И когда мы имеем дело с ней, мы не можем тратить время зря.
6
Поначалу кажется, что в этом странном мире мифов и мифических
существ, вызванных Парменидом нет абсолютно ничего знакомого,
того, на что можно было бы опереться.
То, что он описывает, — это путешествие, предпринятое, чтобы
положить конец всем путешествиям: путешествие за пределы любого
обычного человеческого опыта, «далеко от проторенного пути людей».
Но вполне естественно желать свести нечто столь необычное к более
привычным терминам.
И поэтому были предприняты огромные усилия для того, чтобы
попросту отбросить описание путешествия.
Оно было отброшено как риторический прием, аллегория; как просто смутная поэтическая попытка описать то, как философ оставляет
путаницу ради ясности, темноту ради просветления.
Конечно, мы вольны использовать любые средства, которые мы
выберем, чтобы избавиться от путешествия Парменида. Но прежде
чем мы это сделаем, неплохо бы посмотреть, что он говорит.
И дело в том, что на самом деле в его словах нет ничего неопределенного. Даже когда они кажутся неопределёнными, это происходит
потому, что неопределённость служит очень определенной цели. Каждый образ играет свою роль в целом, безупречно связанном воедино.
Каждая деталь имеет свое особое место.
Парменида в его путешествии ведут юные девы, дочери Солнца.
Они пришли из Чертогов Ночи, которые были хорошо известны
в греческих мифах как провалы тьмы на самых дальних окраинах мира,
рядом с великой пропастью, называемой Тартар, где соединяются корни
земли и неба.
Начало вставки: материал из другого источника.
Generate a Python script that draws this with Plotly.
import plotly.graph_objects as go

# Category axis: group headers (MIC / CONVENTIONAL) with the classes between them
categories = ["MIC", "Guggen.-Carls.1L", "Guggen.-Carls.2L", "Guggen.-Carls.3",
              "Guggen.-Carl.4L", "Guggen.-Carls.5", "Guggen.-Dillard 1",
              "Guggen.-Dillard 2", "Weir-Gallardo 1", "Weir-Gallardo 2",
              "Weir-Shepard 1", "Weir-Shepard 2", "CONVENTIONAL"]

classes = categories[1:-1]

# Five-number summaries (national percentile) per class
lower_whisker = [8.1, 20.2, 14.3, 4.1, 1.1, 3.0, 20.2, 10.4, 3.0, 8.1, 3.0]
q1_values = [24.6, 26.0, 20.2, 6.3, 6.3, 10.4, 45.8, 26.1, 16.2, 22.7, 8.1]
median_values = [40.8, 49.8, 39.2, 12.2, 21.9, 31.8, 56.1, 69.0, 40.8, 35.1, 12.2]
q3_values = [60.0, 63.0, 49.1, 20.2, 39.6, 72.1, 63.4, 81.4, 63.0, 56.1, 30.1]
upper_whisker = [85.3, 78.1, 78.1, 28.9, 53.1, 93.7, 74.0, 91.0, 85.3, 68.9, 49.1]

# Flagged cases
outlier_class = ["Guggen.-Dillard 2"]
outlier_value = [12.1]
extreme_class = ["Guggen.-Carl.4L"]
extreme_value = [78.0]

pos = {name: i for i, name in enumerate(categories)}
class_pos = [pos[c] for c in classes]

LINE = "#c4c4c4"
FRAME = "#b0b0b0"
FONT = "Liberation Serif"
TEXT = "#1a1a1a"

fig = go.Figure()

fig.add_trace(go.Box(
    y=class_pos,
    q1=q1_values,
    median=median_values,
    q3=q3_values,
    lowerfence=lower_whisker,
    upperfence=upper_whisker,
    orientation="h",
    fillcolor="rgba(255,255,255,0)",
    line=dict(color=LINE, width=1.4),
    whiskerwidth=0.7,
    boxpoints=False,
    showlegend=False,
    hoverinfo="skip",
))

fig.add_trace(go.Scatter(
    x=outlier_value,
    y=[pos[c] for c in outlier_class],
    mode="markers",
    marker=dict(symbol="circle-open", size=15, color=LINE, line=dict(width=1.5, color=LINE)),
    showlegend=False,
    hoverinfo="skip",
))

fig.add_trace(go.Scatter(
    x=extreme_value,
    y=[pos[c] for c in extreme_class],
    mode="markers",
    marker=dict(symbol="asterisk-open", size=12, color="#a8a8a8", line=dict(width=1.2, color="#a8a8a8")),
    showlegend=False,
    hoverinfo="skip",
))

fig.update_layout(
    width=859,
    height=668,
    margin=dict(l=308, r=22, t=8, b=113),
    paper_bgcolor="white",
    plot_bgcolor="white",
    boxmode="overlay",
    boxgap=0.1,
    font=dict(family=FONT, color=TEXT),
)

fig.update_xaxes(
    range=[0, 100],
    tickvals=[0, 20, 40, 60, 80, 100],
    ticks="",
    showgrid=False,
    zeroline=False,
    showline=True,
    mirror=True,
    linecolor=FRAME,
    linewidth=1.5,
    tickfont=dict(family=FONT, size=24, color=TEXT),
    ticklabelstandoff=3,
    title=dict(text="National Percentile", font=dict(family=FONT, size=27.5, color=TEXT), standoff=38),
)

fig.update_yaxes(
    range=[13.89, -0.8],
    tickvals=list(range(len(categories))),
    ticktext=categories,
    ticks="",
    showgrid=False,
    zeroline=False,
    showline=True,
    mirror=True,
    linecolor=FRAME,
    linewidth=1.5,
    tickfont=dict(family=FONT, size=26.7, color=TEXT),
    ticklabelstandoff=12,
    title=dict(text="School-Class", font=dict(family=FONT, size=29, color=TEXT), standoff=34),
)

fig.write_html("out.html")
Это место, где мир вверху встречается с миром внизу;
где все противоположности, которые мы воспринимаем и переживаем
при жизни, сходятся и соединяются.
И именно сюда возвращается солнце: чтобы каждую ночь отдохнуть
дома со своей семьей.
Что же касается тех врат, к которым приводят Парменида на тропах
Дня и Ночи — это врата, ведущие в подземный мир, отделяющие
знакомый нам мир от зияющей бездны, лежащей прямо за ним.
И Правосудие, охраняющая ворота, тоже знакомая фигура. Она —
богиня, которая наблюдает за подземным миром: безжалостный источник порядка, источник всех законов.
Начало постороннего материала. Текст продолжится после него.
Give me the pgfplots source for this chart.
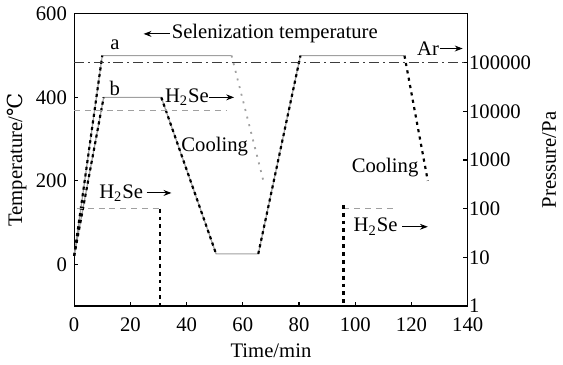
\documentclass[border=0pt]{standalone}
\usepackage{pgfplots}
\pgfplotsset{compat=1.18}
\usepackage{fontspec}
\setmainfont{Liberation Serif}
\newfontfamily\dejavu{DejaVu Serif}
\usetikzlibrary{arrows.meta}
\definecolor{lgrey}{RGB}{160,160,160}
\definecolor{dgrey}{RGB}{60,60,60}
\begin{document}
\fontsize{10.5}{12.6}\selectfont
\begin{tikzpicture}
\pgfplotsset{every axis/.append style={
  width=200pt,height=148.5pt,scale only axis,
  xmin=0,xmax=140,
  tick align=inside,
  major tick length=2.2pt,
  axis line style={line width=0.6pt},
  every tick/.style={black,line width=0.6pt},
  /pgf/number format/assume math mode=true,
  clip=false,
}}
\begin{axis}[
  ymin=-100,ymax=600,
  xtick={0,20,...,140},
  ytick={0,200,400,600},
  xtick pos=bottom, ytick pos=left,
  xlabel={Time/min},
  ylabel={Temperature/{\dejavu ℃}},
  xticklabel style={yshift=-2pt},
  xlabel style={yshift=1pt},
  ylabel style={yshift=-2.5pt},
]
% grey solid temperature profiles
\addplot[lgrey, line width=0.6pt] coordinates {(0,20) (10,500) (56,500)};
\addplot[lgrey, line width=0.6pt] coordinates {(0,20) (10.5,400) (31,400) (50.5,25) (65.5,25) (80.5,500) (117.5,500)};
% black dashed overlays
\addplot[black, line width=1.1pt, dash pattern=on 1.6pt off 1.8pt] coordinates {(0,20) (10,500)};
\addplot[black, line width=1.1pt, dash pattern=on 1.6pt off 1.8pt] coordinates {(0,20) (10.5,400)};
\addplot[black, line width=1.1pt, dash pattern=on 1.6pt off 1.8pt] coordinates {(31,400) (50.5,25)};
\addplot[black, line width=1.1pt, dash pattern=on 1.6pt off 1.8pt] coordinates {(65.5,25) (80.5,500)};
\addplot[black, line width=1.1pt, dash pattern=on 1.6pt off 2.2pt] coordinates {(117.5,500) (125.8,200)};
% grey dotted cooling of a
\addplot[lgrey, line width=0.9pt, dash pattern=on 1pt off 3pt] coordinates {(56,500) (67.5,195)};
% labels
\node at (axis cs:14.5,526) {a};
\node at (axis cs:14.5,421) {b};
\draw[-{Stealth[length=4pt,width=3pt]}, line width=0.5pt] (axis cs:34,552) -- (axis cs:24.7,552);
\node[anchor=west, inner sep=0pt] at (axis cs:34.6,552) {Selenization temperature};
\node[anchor=west, inner sep=0pt] at (axis cs:32.2,400) {H\textsubscript{2}Se};
\draw[-{Stealth[length=4pt,width=3pt]}, line width=0.5pt] (axis cs:48,400) -- (axis cs:56.9,400);
\node at (axis cs:50,281) {Cooling};
\node[anchor=west, inner sep=0pt] at (axis cs:8.8,171) {H\textsubscript{2}Se};
\draw[-{Stealth[length=4pt,width=3pt]}, line width=0.5pt] (axis cs:25.8,171) -- (axis cs:34.6,171);
\node at (axis cs:110.6,233) {Cooling};
\node[anchor=west, inner sep=0pt] at (axis cs:99.3,90) {H\textsubscript{2}Se};
\draw[-{Stealth[length=4pt,width=3pt]}, line width=0.5pt] (axis cs:116.7,90) -- (axis cs:125.8,90);
\node[anchor=west, inner sep=0pt] at (axis cs:121.9,517) {Ar};
\draw[-{Stealth[length=4pt,width=3pt]}, line width=0.5pt] (axis cs:130,517) -- (axis cs:138.2,517);
\end{axis}
\begin{axis}[
  ymode=log, ymin=1, ymax=1e6,
  hide x axis,
  axis y line*=right,
  ytick={1,10,100,1000,10000,100000},
  yticklabels={1,10,100,1000,10000,100000},
  yticklabel style={xshift=-3pt},
  yminorticks=false,
  ylabel={Pressure/Pa},
  ylabel style={yshift=1.5pt},
]
\addplot[dgrey, line width=0.6pt, dash pattern=on 5pt off 2pt on 1pt off 2pt] coordinates {(0,100000) (140,100000)};
\addplot[lgrey, line width=0.7pt, dash pattern=on 3pt off 2.5pt] coordinates {(0,10500) (54,10500)};
\addplot[lgrey, line width=0.7pt, dash pattern=on 3pt off 2.5pt] coordinates {(1,100) (30.4,100)};
\addplot[black, line width=1.1pt, dash pattern=on 2pt off 2pt] coordinates {(30.4,100) (30.4,1)};
\addplot[lgrey, line width=0.7pt, dash pattern=on 3pt off 2.5pt] coordinates {(95.8,100) (115,100)};
\addplot[black, line width=1.1pt, dash pattern=on 2pt off 2pt] coordinates {(95.8,120) (95.8,1)};
\end{axis}
\end{tikzpicture}
\end{document}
Что же касается безымянной богини, приветствующей Парменида,
то о ней еще не время говорить.
Проще говоря, Дочери Солнца пришли, чтобы забрать его из
мира живых и привести с собой туда, откуда они родом. Это не
путешествие от смятения к ясности, из тьмы — к свету. Напротив, то,
что описывает Парменид, совершенно противоположно. Он движется
прямиком в наивысшую ночь, которую ни одно человеческое существо
не способно пережить без божественной защиты. Его везут в самое
сердце подземного мира, в мир мертвых.
И тогда возникает вопрос, который должен быть задан: очень
простой вопрос.
Что же значило для настоящего человека из плоти и крови в Древней
Греции — а не какой-то мифической или легендарной фигуры — совершить сознательное, добровольное, разумное путешествие в другой мир?
И, в частности: как мог такой человек спуститься или заявить, что
спускался в мир смерти, будучи еще живым, прикоснуться к силам,
которые там обитают, учиться у них, а затем вернуться в мир живых?
Ответ предельно прост.
Среди различных групп людей существовала определенная, устоявшаяся техника для совершения путешествия в мир мертвых; для того,
чтобы умереть до смерти.
Она включала в себя изоляцию в тишине, лежание в совершенном
покое, оставаясь в неподвижности в течение долгих часов или дней.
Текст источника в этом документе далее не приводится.